== Stated goal ==
Reproduce the listing below in its entirety. Change nothing.

== Data for this exercise ==
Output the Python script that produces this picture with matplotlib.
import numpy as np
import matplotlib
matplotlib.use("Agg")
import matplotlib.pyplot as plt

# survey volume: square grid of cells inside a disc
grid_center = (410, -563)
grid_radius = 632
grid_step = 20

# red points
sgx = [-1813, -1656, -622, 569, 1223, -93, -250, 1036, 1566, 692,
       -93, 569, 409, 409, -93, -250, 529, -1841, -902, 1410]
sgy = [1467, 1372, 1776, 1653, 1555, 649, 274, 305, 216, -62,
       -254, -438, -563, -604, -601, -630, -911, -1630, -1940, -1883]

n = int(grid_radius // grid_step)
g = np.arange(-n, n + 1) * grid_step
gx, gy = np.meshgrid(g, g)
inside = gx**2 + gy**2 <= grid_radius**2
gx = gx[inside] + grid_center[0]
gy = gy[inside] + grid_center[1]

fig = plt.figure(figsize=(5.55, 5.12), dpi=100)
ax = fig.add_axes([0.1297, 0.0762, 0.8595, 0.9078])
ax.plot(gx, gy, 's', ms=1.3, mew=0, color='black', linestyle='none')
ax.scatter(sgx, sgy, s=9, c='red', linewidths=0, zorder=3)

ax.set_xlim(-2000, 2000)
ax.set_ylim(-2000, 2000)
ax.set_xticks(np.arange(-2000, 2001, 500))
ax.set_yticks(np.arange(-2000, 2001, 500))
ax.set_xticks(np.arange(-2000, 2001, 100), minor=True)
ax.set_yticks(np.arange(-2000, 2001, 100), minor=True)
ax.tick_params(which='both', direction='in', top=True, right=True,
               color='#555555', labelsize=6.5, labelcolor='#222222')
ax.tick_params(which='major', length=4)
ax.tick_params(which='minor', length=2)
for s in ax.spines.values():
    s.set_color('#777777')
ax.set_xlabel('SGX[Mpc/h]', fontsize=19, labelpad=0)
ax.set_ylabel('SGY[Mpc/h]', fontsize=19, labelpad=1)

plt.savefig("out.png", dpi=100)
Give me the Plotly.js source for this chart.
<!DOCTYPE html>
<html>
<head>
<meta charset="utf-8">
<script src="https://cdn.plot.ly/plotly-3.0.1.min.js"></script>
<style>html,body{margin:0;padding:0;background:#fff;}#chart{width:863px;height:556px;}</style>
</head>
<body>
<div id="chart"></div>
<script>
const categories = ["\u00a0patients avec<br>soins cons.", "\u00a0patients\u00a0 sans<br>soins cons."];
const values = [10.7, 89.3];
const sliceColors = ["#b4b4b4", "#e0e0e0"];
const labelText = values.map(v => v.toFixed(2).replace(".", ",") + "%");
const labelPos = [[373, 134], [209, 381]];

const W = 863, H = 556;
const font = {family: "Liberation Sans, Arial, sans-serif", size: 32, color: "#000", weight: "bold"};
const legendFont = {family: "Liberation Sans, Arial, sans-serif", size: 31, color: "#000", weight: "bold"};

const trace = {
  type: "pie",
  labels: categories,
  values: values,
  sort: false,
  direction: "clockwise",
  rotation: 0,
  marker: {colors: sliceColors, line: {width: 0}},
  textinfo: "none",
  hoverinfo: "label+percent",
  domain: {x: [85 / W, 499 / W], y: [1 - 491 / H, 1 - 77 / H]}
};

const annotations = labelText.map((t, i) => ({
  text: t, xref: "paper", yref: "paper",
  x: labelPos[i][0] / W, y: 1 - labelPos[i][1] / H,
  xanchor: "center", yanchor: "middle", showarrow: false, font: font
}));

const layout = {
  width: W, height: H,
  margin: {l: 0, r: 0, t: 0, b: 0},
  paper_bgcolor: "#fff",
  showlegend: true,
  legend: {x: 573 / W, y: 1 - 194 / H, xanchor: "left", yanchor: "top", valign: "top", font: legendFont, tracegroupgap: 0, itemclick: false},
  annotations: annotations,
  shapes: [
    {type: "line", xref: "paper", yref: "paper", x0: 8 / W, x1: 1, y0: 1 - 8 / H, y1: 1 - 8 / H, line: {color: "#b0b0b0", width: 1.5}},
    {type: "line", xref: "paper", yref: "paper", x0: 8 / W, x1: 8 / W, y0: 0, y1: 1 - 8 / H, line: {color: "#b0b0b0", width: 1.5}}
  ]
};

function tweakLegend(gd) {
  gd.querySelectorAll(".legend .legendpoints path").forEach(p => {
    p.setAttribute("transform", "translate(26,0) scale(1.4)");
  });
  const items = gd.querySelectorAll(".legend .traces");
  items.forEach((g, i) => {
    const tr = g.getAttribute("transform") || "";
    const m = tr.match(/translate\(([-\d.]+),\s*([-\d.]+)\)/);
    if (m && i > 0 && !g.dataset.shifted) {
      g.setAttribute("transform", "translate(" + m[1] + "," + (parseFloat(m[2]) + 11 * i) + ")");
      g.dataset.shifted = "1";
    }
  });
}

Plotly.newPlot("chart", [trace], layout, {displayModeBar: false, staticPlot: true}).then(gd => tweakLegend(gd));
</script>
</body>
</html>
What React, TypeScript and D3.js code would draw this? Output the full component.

== Solution to the problem ==
Output the Python script that produces this picture with matplotlib.
import numpy as np
import matplotlib
matplotlib.use("Agg")
import matplotlib.pyplot as plt

# survey volume: square grid of cells inside a disc
grid_center = (410, -563)
grid_radius = 632
grid_step = 20

# red points
sgx = [-1813, -1656, -622, 569, 1223, -93, -250, 1036, 1566, 692,
       -93, 569, 409, 409, -93, -250, 529, -1841, -902, 1410]
sgy = [1467, 1372, 1776, 1653, 1555, 649, 274, 305, 216, -62,
       -254, -438, -563, -604, -601, -630, -911, -1630, -1940, -1883]

n = int(grid_radius // grid_step)
g = np.arange(-n, n + 1) * grid_step
gx, gy = np.meshgrid(g, g)
inside = gx**2 + gy**2 <= grid_radius**2
gx = gx[inside] + grid_center[0]
gy = gy[inside] + grid_center[1]

fig = plt.figure(figsize=(5.55, 5.12), dpi=100)
ax = fig.add_axes([0.1297, 0.0762, 0.8595, 0.9078])
ax.plot(gx, gy, 's', ms=1.3, mew=0, color='black', linestyle='none')
ax.scatter(sgx, sgy, s=9, c='red', linewidths=0, zorder=3)

ax.set_xlim(-2000, 2000)
ax.set_ylim(-2000, 2000)
ax.set_xticks(np.arange(-2000, 2001, 500))
ax.set_yticks(np.arange(-2000, 2001, 500))
ax.set_xticks(np.arange(-2000, 2001, 100), minor=True)
ax.set_yticks(np.arange(-2000, 2001, 100), minor=True)
ax.tick_params(which='both', direction='in', top=True, right=True,
               color='#555555', labelsize=6.5, labelcolor='#222222')
ax.tick_params(which='major', length=4)
ax.tick_params(which='minor', length=2)
for s in ax.spines.values():
    s.set_color('#777777')
ax.set_xlabel('SGX[Mpc/h]', fontsize=19, labelpad=0)
ax.set_ylabel('SGY[Mpc/h]', fontsize=19, labelpad=1)

plt.savefig("out.png", dpi=100)
Give me the Plotly.js source for this chart.
<!DOCTYPE html>
<html>
<head>
<meta charset="utf-8">
<script src="https://cdn.plot.ly/plotly-3.0.1.min.js"></script>
<style>html,body{margin:0;padding:0;background:#fff;}#chart{width:863px;height:556px;}</style>
</head>
<body>
<div id="chart"></div>
<script>
const categories = ["\u00a0patients avec<br>soins cons.", "\u00a0patients\u00a0 sans<br>soins cons."];
const values = [10.7, 89.3];
const sliceColors = ["#b4b4b4", "#e0e0e0"];
const labelText = values.map(v => v.toFixed(2).replace(".", ",") + "%");
const labelPos = [[373, 134], [209, 381]];

const W = 863, H = 556;
const font = {family: "Liberation Sans, Arial, sans-serif", size: 32, color: "#000", weight: "bold"};
const legendFont = {family: "Liberation Sans, Arial, sans-serif", size: 31, color: "#000", weight: "bold"};

const trace = {
  type: "pie",
  labels: categories,
  values: values,
  sort: false,
  direction: "clockwise",
  rotation: 0,
  marker: {colors: sliceColors, line: {width: 0}},
  textinfo: "none",
  hoverinfo: "label+percent",
  domain: {x: [85 / W, 499 / W], y: [1 - 491 / H, 1 - 77 / H]}
};

const annotations = labelText.map((t, i) => ({
  text: t, xref: "paper", yref: "paper",
  x: labelPos[i][0] / W, y: 1 - labelPos[i][1] / H,
  xanchor: "center", yanchor: "middle", showarrow: false, font: font
}));

const layout = {
  width: W, height: H,
  margin: {l: 0, r: 0, t: 0, b: 0},
  paper_bgcolor: "#fff",
  showlegend: true,
  legend: {x: 573 / W, y: 1 - 194 / H, xanchor: "left", yanchor: "top", valign: "top", font: legendFont, tracegroupgap: 0, itemclick: false},
  annotations: annotations,
  shapes: [
    {type: "line", xref: "paper", yref: "paper", x0: 8 / W, x1: 1, y0: 1 - 8 / H, y1: 1 - 8 / H, line: {color: "#b0b0b0", width: 1.5}},
    {type: "line", xref: "paper", yref: "paper", x0: 8 / W, x1: 8 / W, y0: 0, y1: 1 - 8 / H, line: {color: "#b0b0b0", width: 1.5}}
  ]
};

function tweakLegend(gd) {
  gd.querySelectorAll(".legend .legendpoints path").forEach(p => {
    p.setAttribute("transform", "translate(26,0) scale(1.4)");
  });
  const items = gd.querySelectorAll(".legend .traces");
  items.forEach((g, i) => {
    const tr = g.getAttribute("transform") || "";
    const m = tr.match(/translate\(([-\d.]+),\s*([-\d.]+)\)/);
    if (m && i > 0 && !g.dataset.shifted) {
      g.setAttribute("transform", "translate(" + m[1] + "," + (parseFloat(m[2]) + 11 * i) + ")");
      g.dataset.shifted = "1";
    }
  });
}

Plotly.newPlot("chart", [trace], layout, {displayModeBar: false, staticPlot: true}).then(gd => tweakLegend(gd));
</script>
</body>
</html>
What React, TypeScript and D3.js code would draw this? Output the full component.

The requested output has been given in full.